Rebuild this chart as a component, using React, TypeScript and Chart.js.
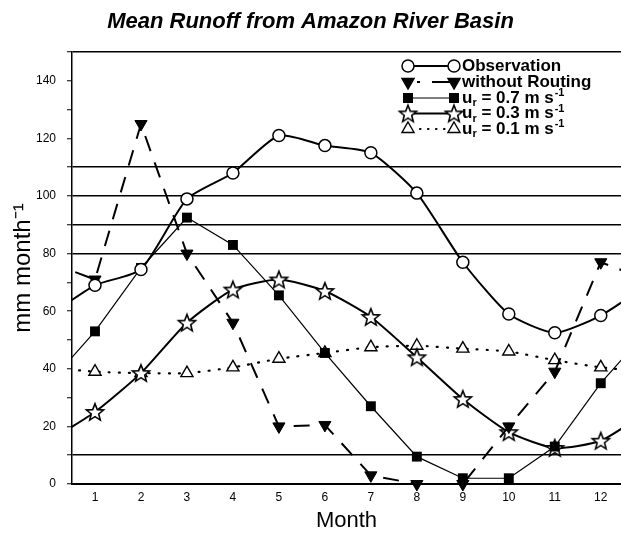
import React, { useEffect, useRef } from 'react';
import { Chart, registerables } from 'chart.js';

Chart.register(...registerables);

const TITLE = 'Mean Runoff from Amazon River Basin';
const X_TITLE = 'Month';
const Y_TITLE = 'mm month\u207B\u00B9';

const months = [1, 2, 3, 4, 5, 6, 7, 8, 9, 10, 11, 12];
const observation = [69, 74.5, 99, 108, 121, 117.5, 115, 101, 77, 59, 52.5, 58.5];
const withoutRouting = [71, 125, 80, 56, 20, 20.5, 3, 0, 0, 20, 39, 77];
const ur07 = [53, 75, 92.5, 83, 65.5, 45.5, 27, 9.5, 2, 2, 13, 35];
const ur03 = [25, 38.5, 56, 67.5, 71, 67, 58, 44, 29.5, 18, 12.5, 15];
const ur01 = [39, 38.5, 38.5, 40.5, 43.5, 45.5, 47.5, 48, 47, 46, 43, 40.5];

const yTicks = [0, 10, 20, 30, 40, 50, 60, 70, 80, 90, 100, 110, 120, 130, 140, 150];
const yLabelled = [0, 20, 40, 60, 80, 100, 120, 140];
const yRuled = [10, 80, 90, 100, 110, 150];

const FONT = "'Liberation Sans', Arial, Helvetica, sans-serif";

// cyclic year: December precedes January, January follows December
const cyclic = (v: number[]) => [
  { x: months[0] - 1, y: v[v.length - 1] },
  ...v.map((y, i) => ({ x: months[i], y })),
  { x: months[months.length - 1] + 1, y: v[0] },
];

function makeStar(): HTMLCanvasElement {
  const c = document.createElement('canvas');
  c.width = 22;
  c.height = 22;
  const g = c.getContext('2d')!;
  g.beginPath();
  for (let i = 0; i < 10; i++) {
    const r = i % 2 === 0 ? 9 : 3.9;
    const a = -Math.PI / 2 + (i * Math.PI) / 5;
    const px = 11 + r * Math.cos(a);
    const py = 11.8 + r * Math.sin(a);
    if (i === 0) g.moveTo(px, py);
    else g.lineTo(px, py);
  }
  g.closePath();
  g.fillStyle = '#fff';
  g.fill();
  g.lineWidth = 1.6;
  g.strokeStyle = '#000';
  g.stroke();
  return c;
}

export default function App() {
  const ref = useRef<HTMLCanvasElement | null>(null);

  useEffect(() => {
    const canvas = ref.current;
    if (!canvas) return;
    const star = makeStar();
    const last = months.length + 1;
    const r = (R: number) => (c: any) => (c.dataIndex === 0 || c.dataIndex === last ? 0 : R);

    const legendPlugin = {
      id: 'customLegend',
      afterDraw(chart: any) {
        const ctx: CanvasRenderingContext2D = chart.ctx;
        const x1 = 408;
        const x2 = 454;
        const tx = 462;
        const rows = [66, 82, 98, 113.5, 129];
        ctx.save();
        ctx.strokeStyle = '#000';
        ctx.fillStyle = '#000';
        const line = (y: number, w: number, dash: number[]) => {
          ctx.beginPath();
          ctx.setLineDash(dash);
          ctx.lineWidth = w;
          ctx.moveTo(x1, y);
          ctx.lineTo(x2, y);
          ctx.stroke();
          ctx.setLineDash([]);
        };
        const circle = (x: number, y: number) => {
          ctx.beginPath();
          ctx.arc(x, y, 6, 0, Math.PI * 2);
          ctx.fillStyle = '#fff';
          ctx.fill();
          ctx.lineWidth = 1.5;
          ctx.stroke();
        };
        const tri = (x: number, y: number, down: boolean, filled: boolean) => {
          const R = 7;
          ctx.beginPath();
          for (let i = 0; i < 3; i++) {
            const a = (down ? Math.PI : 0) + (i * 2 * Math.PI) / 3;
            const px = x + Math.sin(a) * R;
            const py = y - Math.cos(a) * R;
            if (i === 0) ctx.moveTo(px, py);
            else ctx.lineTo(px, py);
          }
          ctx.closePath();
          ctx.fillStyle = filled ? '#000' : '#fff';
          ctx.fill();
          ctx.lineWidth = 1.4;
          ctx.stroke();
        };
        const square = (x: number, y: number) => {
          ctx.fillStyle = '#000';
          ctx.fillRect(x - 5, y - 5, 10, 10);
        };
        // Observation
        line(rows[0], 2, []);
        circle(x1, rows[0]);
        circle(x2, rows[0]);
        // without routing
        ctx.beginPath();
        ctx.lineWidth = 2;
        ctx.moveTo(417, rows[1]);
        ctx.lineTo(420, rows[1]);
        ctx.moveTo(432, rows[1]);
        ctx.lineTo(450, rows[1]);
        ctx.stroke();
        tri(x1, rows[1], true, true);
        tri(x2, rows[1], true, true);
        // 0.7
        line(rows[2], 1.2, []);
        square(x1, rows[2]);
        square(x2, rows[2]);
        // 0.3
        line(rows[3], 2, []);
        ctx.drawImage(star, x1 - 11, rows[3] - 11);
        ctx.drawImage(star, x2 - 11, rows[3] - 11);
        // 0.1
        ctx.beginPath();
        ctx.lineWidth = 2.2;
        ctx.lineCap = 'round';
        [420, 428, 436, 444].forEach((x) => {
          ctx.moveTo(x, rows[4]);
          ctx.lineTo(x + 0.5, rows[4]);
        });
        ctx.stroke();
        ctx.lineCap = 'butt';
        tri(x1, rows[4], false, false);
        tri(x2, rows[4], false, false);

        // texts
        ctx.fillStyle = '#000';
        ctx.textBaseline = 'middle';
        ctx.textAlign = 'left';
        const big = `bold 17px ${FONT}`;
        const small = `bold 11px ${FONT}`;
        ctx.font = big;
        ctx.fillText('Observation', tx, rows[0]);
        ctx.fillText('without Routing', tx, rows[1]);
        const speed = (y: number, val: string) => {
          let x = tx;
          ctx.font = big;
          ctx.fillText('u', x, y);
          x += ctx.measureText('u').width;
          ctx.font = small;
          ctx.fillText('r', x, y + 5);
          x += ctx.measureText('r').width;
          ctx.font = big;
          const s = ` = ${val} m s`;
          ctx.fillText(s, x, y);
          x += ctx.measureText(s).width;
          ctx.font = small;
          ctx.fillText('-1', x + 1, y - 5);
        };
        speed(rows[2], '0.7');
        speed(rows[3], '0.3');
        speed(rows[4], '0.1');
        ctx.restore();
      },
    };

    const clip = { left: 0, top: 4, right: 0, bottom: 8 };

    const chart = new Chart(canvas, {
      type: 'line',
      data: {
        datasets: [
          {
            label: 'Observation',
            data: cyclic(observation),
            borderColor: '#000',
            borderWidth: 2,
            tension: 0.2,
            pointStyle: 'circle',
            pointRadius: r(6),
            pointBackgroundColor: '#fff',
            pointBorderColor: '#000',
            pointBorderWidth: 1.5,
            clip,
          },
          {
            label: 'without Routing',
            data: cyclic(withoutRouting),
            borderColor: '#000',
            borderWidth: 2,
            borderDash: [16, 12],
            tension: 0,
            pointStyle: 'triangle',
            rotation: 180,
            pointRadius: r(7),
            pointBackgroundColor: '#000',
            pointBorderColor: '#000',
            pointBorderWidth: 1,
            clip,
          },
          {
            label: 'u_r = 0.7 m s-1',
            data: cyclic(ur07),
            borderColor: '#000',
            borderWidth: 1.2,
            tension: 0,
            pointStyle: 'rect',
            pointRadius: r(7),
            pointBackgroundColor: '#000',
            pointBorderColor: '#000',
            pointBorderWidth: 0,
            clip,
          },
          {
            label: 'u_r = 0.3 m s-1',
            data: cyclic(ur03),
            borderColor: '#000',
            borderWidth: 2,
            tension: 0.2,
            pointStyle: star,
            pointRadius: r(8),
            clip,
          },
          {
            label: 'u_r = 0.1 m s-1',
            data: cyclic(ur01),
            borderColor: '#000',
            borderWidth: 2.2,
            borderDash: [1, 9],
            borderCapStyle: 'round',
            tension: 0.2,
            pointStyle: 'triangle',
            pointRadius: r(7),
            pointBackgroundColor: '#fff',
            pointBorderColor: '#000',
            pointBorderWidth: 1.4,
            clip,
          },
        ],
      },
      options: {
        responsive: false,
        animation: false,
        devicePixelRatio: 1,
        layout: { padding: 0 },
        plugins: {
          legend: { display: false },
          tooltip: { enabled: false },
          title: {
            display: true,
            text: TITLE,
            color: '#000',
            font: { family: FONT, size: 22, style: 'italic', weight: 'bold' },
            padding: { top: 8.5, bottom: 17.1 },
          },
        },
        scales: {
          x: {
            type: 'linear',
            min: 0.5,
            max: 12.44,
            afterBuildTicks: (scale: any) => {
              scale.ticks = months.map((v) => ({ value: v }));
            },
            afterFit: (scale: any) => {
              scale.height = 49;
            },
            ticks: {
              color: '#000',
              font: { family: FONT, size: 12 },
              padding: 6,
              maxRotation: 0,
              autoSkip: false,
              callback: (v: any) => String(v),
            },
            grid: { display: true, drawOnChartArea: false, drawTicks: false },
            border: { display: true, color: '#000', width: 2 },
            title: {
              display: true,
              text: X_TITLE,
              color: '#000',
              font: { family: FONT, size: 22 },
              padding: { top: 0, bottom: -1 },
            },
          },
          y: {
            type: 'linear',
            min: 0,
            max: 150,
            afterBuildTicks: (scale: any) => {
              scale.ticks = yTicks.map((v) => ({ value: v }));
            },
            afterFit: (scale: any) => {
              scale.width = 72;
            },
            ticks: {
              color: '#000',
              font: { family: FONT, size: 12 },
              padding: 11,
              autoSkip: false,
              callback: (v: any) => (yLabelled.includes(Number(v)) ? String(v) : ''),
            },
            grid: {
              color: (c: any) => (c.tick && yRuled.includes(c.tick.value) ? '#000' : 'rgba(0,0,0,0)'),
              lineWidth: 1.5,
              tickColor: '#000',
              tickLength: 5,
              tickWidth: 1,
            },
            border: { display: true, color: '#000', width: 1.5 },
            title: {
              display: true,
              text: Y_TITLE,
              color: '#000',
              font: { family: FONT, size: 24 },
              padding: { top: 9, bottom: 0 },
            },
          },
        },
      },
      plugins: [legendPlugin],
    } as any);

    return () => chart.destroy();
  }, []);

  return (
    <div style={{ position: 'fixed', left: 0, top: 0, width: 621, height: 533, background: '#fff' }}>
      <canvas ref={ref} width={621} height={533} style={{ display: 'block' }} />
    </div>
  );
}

···

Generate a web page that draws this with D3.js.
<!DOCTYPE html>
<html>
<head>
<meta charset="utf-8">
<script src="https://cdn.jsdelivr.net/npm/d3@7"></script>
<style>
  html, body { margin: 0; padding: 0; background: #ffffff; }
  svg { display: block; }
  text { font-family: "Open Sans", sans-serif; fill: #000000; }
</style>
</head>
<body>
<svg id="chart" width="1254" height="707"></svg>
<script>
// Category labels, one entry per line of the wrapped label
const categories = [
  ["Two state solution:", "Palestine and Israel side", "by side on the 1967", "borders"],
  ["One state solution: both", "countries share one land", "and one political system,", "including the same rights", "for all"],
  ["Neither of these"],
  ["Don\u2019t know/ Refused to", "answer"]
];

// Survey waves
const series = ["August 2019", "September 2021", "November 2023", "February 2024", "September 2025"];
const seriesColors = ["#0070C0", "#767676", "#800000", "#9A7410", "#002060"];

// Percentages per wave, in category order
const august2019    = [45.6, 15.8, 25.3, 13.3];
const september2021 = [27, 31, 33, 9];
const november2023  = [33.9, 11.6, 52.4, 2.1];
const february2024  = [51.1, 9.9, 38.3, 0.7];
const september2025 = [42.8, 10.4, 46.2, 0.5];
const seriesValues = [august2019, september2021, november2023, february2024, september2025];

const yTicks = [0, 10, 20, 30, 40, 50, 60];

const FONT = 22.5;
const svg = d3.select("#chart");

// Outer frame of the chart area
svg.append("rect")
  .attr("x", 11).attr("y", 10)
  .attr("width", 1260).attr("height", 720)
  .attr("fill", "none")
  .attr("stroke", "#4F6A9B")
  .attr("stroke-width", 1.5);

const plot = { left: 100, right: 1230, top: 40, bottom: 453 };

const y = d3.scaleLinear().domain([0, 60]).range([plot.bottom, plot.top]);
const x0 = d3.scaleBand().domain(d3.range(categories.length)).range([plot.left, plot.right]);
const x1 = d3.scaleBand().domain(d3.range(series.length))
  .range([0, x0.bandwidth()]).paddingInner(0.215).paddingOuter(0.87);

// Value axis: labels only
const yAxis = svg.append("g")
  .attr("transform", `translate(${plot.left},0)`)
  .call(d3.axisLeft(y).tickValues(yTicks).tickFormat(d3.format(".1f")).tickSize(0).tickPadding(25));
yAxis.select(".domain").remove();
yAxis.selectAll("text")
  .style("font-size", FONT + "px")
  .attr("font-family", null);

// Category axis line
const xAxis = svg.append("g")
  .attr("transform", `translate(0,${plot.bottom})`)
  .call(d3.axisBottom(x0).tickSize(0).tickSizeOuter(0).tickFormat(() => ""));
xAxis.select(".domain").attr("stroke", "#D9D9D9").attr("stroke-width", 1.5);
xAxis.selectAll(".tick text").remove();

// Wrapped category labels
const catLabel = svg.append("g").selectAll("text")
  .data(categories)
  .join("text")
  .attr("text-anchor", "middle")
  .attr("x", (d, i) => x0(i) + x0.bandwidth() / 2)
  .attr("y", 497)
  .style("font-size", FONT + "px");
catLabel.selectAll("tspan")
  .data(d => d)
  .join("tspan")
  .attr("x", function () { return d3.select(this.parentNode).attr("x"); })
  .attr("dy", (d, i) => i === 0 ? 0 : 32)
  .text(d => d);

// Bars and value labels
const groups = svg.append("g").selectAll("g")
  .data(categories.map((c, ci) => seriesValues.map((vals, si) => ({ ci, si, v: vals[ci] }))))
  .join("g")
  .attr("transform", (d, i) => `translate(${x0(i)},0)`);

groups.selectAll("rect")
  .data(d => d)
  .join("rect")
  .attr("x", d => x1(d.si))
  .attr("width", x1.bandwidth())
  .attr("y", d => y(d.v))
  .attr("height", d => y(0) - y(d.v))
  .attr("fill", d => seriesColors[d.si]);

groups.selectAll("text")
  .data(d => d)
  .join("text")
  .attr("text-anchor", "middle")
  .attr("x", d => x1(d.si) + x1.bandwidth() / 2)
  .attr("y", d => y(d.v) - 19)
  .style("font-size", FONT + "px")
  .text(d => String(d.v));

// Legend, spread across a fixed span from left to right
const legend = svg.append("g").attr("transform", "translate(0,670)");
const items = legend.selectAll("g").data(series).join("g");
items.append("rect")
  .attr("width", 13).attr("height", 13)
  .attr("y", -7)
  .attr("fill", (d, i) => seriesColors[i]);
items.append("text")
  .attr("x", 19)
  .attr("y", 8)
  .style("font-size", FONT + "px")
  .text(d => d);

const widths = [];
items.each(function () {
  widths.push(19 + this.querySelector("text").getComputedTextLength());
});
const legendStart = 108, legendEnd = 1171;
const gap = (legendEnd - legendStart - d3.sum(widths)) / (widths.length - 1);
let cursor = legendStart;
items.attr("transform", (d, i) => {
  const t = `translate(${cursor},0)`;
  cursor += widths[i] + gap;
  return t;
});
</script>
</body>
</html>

···

Only the lines between the one with "Rebuild this chart" and the one with "const ref = useRef<HTMLCanvasElement", those two included, get copied from the material above. Keep it exact and free of pictures.

**Reply to the exercise**.
Rebuild this chart as a component, using React, TypeScript and Chart.js.
import React, { useEffect, useRef } from 'react';
import { Chart, registerables } from 'chart.js';

Chart.register(...registerables);

const TITLE = 'Mean Runoff from Amazon River Basin';
const X_TITLE = 'Month';
const Y_TITLE = 'mm month\u207B\u00B9';

const months = [1, 2, 3, 4, 5, 6, 7, 8, 9, 10, 11, 12];
const observation = [69, 74.5, 99, 108, 121, 117.5, 115, 101, 77, 59, 52.5, 58.5];
const withoutRouting = [71, 125, 80, 56, 20, 20.5, 3, 0, 0, 20, 39, 77];
const ur07 = [53, 75, 92.5, 83, 65.5, 45.5, 27, 9.5, 2, 2, 13, 35];
const ur03 = [25, 38.5, 56, 67.5, 71, 67, 58, 44, 29.5, 18, 12.5, 15];
const ur01 = [39, 38.5, 38.5, 40.5, 43.5, 45.5, 47.5, 48, 47, 46, 43, 40.5];

const yTicks = [0, 10, 20, 30, 40, 50, 60, 70, 80, 90, 100, 110, 120, 130, 140, 150];
const yLabelled = [0, 20, 40, 60, 80, 100, 120, 140];
const yRuled = [10, 80, 90, 100, 110, 150];

const FONT = "'Liberation Sans', Arial, Helvetica, sans-serif";

// cyclic year: December precedes January, January follows December
const cyclic = (v: number[]) => [
  { x: months[0] - 1, y: v[v.length - 1] },
  ...v.map((y, i) => ({ x: months[i], y })),
  { x: months[months.length - 1] + 1, y: v[0] },
];

function makeStar(): HTMLCanvasElement {
  const c = document.createElement('canvas');
  c.width = 22;
  c.height = 22;
  const g = c.getContext('2d')!;
  g.beginPath();
  for (let i = 0; i < 10; i++) {
    const r = i % 2 === 0 ? 9 : 3.9;
    const a = -Math.PI / 2 + (i * Math.PI) / 5;
    const px = 11 + r * Math.cos(a);
    const py = 11.8 + r * Math.sin(a);
    if (i === 0) g.moveTo(px, py);
    else g.lineTo(px, py);
  }
  g.closePath();
  g.fillStyle = '#fff';
  g.fill();
  g.lineWidth = 1.6;
  g.strokeStyle = '#000';
  g.stroke();
  return c;
}

export default function App() {
  const ref = useRef<HTMLCanvasElement | null>(null);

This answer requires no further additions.